16 June 1999 By consent and without admissions the parties agreed to adjourn the matter to 23 June 1999 with the undertaking that the defendant would not exercise any purported powers under cl 8.41.1and that the plaintiff would "supply coal to the Defendant which complies with the ash and HGI specifications set out in clause 3.1.1 of the Contract". It was further agreed that subject to that agreement to supply the "parties rights will be governed by the Contract". Deliveries resumed.

23 June 1999 The parties agreed to a timetable for the litigation to proceed upon pleadings.

23 June 1999 The defendant advised the plaintiff that the HGI reading for coal delivered on 21-22 June 1999 was 56 which "breaches the agreement referred to in the minutes of order of 16 June 1999". The defendant reserved its rights in respect of that delivery and required that future deliveries conform to that agreement. (The plaintiff responded by phone on 24 June and by letter of 29 June advising the defendant that because of the problems with the Sampler the results could not be accepted for the purposes of determining compliance with 3806BV or the 16 June agreement.)

25 June 1999 The defendant advised the plaintiff that the coal delivered on 22-23 June 1999 had an HGI reading of 56 in breach of the 16 June 1999 agreement and reserved its rights in respect of that delivery.

30 June 1999 The defendant advised the plaintiff that its deliveries of 28-29 June had an HGI reading of 55 in breach of the 16 June 1999 agreement and reserved its rights.

1 July 1999 The defendant suspended deliveries of coal because the total moisture of the coal was above 10%. It advised the plaintiff that such suspension was until it was satisfied that the plaintiff had "taken steps to prevent further deliveries with greater than 10% moisture".

2 July 1999 The plaintiff advised that its production data indicated that it had supplied coal with a moisture content of "around 9.1%" and that it was satisfied it would comply with the specification. Deliveries were resumed.

5 July 1999 The defendant suspended deliveries because the coal had a total moisture content of 10.5%. It advised the plaintiff that such suspension was until it was "satisfied that the specification can be achieved". The parties had an inspection of the coal stockpile at Howick and the defendant arranged for sampling of coal from the inspected site.

5 July 1999 The defendant notified the plaintiff that the coal delivered on 29-30 June had an HGI reading of 56; that the coal delivered on 30 June - 1 July had an HGI reading of 58; and that the coal delivered on 1-2 July had an HGI reading of 57 in breach of the 16 June 1999 agreement, reserved its rights and requested that future deliveries "conform with the agreement".

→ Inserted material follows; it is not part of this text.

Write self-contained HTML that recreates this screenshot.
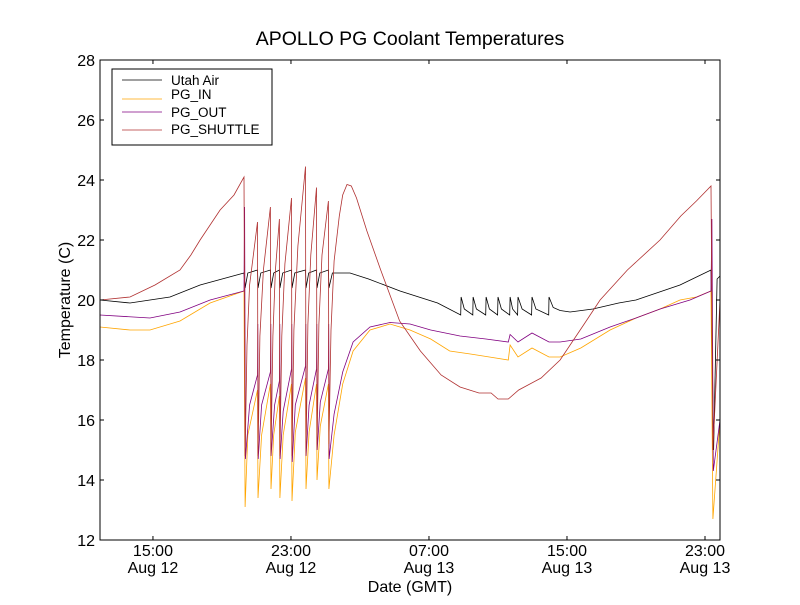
<!DOCTYPE html>
<html><head><meta charset="utf-8"><style>
body{margin:0;background:#fff;}
svg text{font-family:"Liberation Sans","DejaVu Sans",sans-serif;}
</style></head><body>
<svg id="chart" width="800" height="600" xmlns="http://www.w3.org/2000/svg">
<rect width="800" height="600" fill="#fff"/>
<text x="410" y="45" font-size="19.5" text-anchor="middle">APOLLO PG Coolant Temperatures</text>
<g id="series"></g>
<rect x="100" y="60" width="620" height="480" fill="none" stroke="#000" stroke-width="1"/>
<g id="axes"></g>
<text x="410" y="592" font-size="16" text-anchor="middle">Date (GMT)</text>
<text x="70" y="300" font-size="16" text-anchor="middle" transform="rotate(-90 70 300)">Temperature (C)</text>
<g>
<rect x="112" y="69" width="160" height="76" fill="#fff" stroke="#000" stroke-width="1"/>
<line x1="122" y1="80" x2="162" y2="80" stroke="#000" stroke-width="0.8"/><text x="171" y="85" font-size="13.5">Utah Air</text>
<line x1="122" y1="99" x2="162" y2="99" stroke="#ffa500" stroke-width="0.8"/><text x="171" y="99" font-size="13.5">PG_IN</text>
<line x1="122" y1="112" x2="162" y2="112" stroke="#800080" stroke-width="0.8"/><text x="171" y="117" font-size="13.5">PG_OUT</text>
<line x1="122" y1="130" x2="162" y2="130" stroke="#b03030" stroke-width="0.8"/><text x="171" y="134" font-size="13.5">PG_SHUTTLE</text>
</g>
</svg>
<script>
// times in hours since Aug 12 00:00 GMT
const xTickHours = [15, 23, 31, 39, 47];
const xTickLabels = ["15:00", "23:00", "07:00", "15:00", "23:00"];
const xTickDates = ["Aug 12", "Aug 12", "Aug 13", "Aug 13", "Aug 13"];
const yTicks = [12, 14, 16, 18, 20, 22, 24, 26, 28];
const utahAir = [[11.93,20],[13.67,19.9],[15.99,20.1],[17.73,20.5],[20.28,20.9],[20.34,20.4],[20.5,20.9],[21.06,21.0],[21.09,20.4],[21.25,20.9],[21.81,21.0],[21.84,20.4],[22.0,20.9],[22.33,21.0],[22.36,20.4],[22.52,20.9],[23.03,21.0],[23.06,20.4],[23.22,20.9],[23.84,21.0],[23.87,20.4],[24.03,20.9],[24.48,21.0],[24.51,20.4],[24.67,20.9],[25.17,21.0],[25.2,20.4],[25.4,20.9],[26.42,20.9],[27.5,20.7],[29.32,20.3],[31.5,19.9],[32.84,19.5],[32.86,20.1],[33.05,19.7],[33.54,19.5],[33.56,20.1],[33.75,19.7],[34.29,19.5],[34.31,20.1],[34.5,19.7],[34.98,19.5],[35.0,20.1],[35.2,19.7],[35.68,19.5],[35.7,20.1],[35.85,19.7],[36.14,19.5],[36.16,20.1],[36.4,19.7],[36.95,19.5],[36.97,20.1],[37.2,19.7],[37.94,19.5],[37.96,20.1],[38.2,19.75],[38.6,19.65],[39.18,19.6],[40.5,19.7],[42.0,19.9],[43.0,20.0],[45.55,20.5],[47.35,21.0],[47.5,15.0],[47.7,20.7],[47.87,20.8]];
const pgIn = [[11.93,19.1],[13.67,19.0],[14.83,19.0],[16.57,19.3],[18.31,19.9],[20.28,20.3],[20.34,13.1],[20.5,15.5],[21.06,17.0],[21.09,13.4],[21.3,15.5],[21.81,17.2],[21.84,13.7],[22.0,15.5],[22.33,16.8],[22.36,13.4],[22.55,15.5],[23.03,17.2],[23.06,13.3],[23.25,15.6],[23.84,17.4],[23.87,13.7],[24.05,15.6],[24.48,17.2],[24.51,14.0],[24.7,15.8],[25.17,17.2],[25.2,13.7],[25.5,15.5],[26.0,17.2],[26.6,18.3],[27.58,19.0],[28.74,19.2],[29.9,19.0],[31.1,18.7],[32.2,18.3],[33.4,18.2],[34.5,18.1],[35.6,18.0],[35.7,18.5],[36.16,18.1],[36.97,18.4],[37.96,18.1],[38.6,18.1],[39.8,18.4],[41.5,19.0],[43.0,19.4],[44.4,19.7],[45.55,20.0],[46.5,20.1],[47.35,20.3],[47.46,12.7],[47.87,16.0]];
const pgOut = [[11.93,19.5],[14.83,19.4],[16.57,19.6],[18.31,20.0],[20.28,20.3],[20.31,23.1],[20.36,14.7],[20.6,16.5],[21.06,17.5],[21.08,19.2],[21.1,14.7],[21.3,16.5],[21.81,17.6],[21.83,19.2],[21.85,14.8],[22.05,16.5],[22.33,17.3],[22.35,19.2],[22.37,14.7],[22.55,16.3],[23.03,17.7],[23.05,19.2],[23.07,14.6],[23.25,16.5],[23.84,17.8],[23.86,19.2],[23.88,14.8],[24.05,16.5],[24.48,17.7],[24.5,19.2],[24.52,15.0],[24.7,16.6],[25.17,17.7],[25.19,19.2],[25.21,14.7],[25.5,16.2],[26.0,17.6],[26.6,18.6],[27.58,19.1],[28.74,19.25],[29.9,19.2],[31.1,19.0],[32.8,18.8],[34.3,18.7],[35.6,18.6],[35.7,18.85],[36.16,18.6],[36.97,18.9],[37.96,18.6],[38.6,18.6],[39.8,18.7],[41.5,19.1],[43.0,19.4],[44.4,19.7],[46.13,20.0],[47.35,20.3],[47.4,22.7],[47.48,14.3],[47.87,16.0]];
const pgShuttle = [[11.93,20],[13.67,20.1],[15.12,20.5],[16.57,21],[17.2,21.5],[17.73,22],[18.89,23],[19.7,23.5],[20.28,24.1],[20.34,14.8],[20.45,18.5],[20.6,20.5],[21.06,22.6],[21.09,14.8],[21.2,18.8],[21.4,21],[21.81,23.1],[21.84,14.8],[21.95,18.8],[22.1,21],[22.33,22.7],[22.36,14.8],[22.47,18.8],[22.65,21.2],[23.03,23.4],[23.06,14.8],[23.17,19],[23.4,21.8],[23.84,24.45],[23.87,14.8],[23.98,19.2],[24.15,21.5],[24.48,23.75],[24.51,15],[24.62,19.2],[24.8,21.5],[25.17,23.3],[25.2,15.2],[25.32,19],[25.5,21.3],[25.8,22.8],[26.0,23.5],[26.25,23.85],[26.5,23.8],[26.8,23.4],[27.4,22.3],[28.2,21],[29.3,19.3],[30.5,18.3],[31.7,17.5],[32.8,17.1],[33.9,16.9],[34.6,16.9],[35.0,16.7],[35.6,16.7],[36.2,17],[37.5,17.4],[38.6,18],[40.0,19.2],[40.92,20],[42.5,21],[44.39,22],[45.6,22.8],[46.5,23.3],[47.35,23.8],[47.46,15],[47.87,20]];

const H0 = 11.93, H1 = 47.87, L = 100, R = 720, T = 60, B = 540, V0 = 12, V1 = 28;
const xS = h => L + (h - H0) / (H1 - H0) * (R - L);
const yS = v => B - (v - V0) / (V1 - V0) * (B - T);
const NS = "http://www.w3.org/2000/svg";
const sg = document.getElementById("series");
const ax = document.getElementById("axes");

function drawLine(data, color, name) {
  const p = document.createElementNS(NS, "polyline");
  p.setAttribute("points", data.map(d => xS(d[0]).toFixed(1) + "," + yS(d[1]).toFixed(1)).join(" "));
  p.setAttribute("fill", "none");
  p.setAttribute("stroke", color);
  p.setAttribute("stroke-width", "0.8");
  
  
  sg.appendChild(p);
}
drawLine(utahAir, "#000", "utah-air-line");
drawLine(pgIn, "#ffa500", "pg-in-line");
drawLine(pgOut, "#800080", "pg-out-line");
drawLine(pgShuttle, "#b03030", "pg-shuttle-line");

function mk(tag, attrs) {
  const e = document.createElementNS(NS, tag);
  for (const k in attrs) e.setAttribute(k, attrs[k]);
  ax.appendChild(e);
  return e;
}
yTicks.forEach(v => {
  const y = yS(v);
  const t1 = mk("line", {x1: L, x2: L + 4, y1: y, y2: y, stroke: "#000"});
  
  
  const t2 = mk("line", {x1: R - 4, x2: R, y1: y, y2: y, stroke: "#000"});
  
  
  const tx = mk("text", {x: L - 5, y: y + 6, "font-size": 16, "text-anchor": "end"});
  tx.textContent = v;
  
  
});
xTickHours.forEach((h, i) => {
  const x = xS(h);
  const t1 = mk("line", {x1: x, x2: x, y1: B, y2: B - 4, stroke: "#000"});
  
  
  const t2 = mk("line", {x1: x, x2: x, y1: T, y2: T + 4, stroke: "#000"});
  
  
  const a = mk("text", {x: x, y: 556, "font-size": 16, "text-anchor": "middle"});
  a.textContent = xTickLabels[i];
  
  
  const b = mk("text", {x: x, y: 573, "font-size": 16, "text-anchor": "middle"});
  b.textContent = xTickDates[i];
  
  
});
</script>
</body></html>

6 July 1999 The defendant notified the plaintiff that the results of the tested sample indicated that the coal was within the total moisture content specification. Deliveries were resumed on the plaintiff's confirmation that the delivered coal would be from that site the subject of the tests.

9 July 1999 The defendant notified the plaintiff that the coal delivered during the period 6 - 8 July had an HGI reading of 59 in breach of the agreement, reserved its rights and requested future deliveries to conform to the agreement.

12 July 1999 The defendant notified the plaintiff that the coal delivered on 8-9 July had an HGI reading of 58 with the usual reservation and request.

14 July 1999 The defendant suspended deliveries because the total moisture content was 10.2% and advised the plaintiff that the suspension was until it could be satisfied that the deliveries would meet the required specifications. The date of the resumption of deliveries is not clear.

15 July 1999 The defendant notified the plaintiff that the coal delivered on 12 July had an HGI reading of 58 and that ash was 17.3% with the usual reservation and request.

22 July 1999 The defendant notified the plaintiff that the coal delivered on 21 July had an HGI reading of 56 with the usual reservation and request.

23 July 1999 The defendant notified the plaintiff that the coal delivered on 22 July had an HGI reading of 56 with the usual reservation and request.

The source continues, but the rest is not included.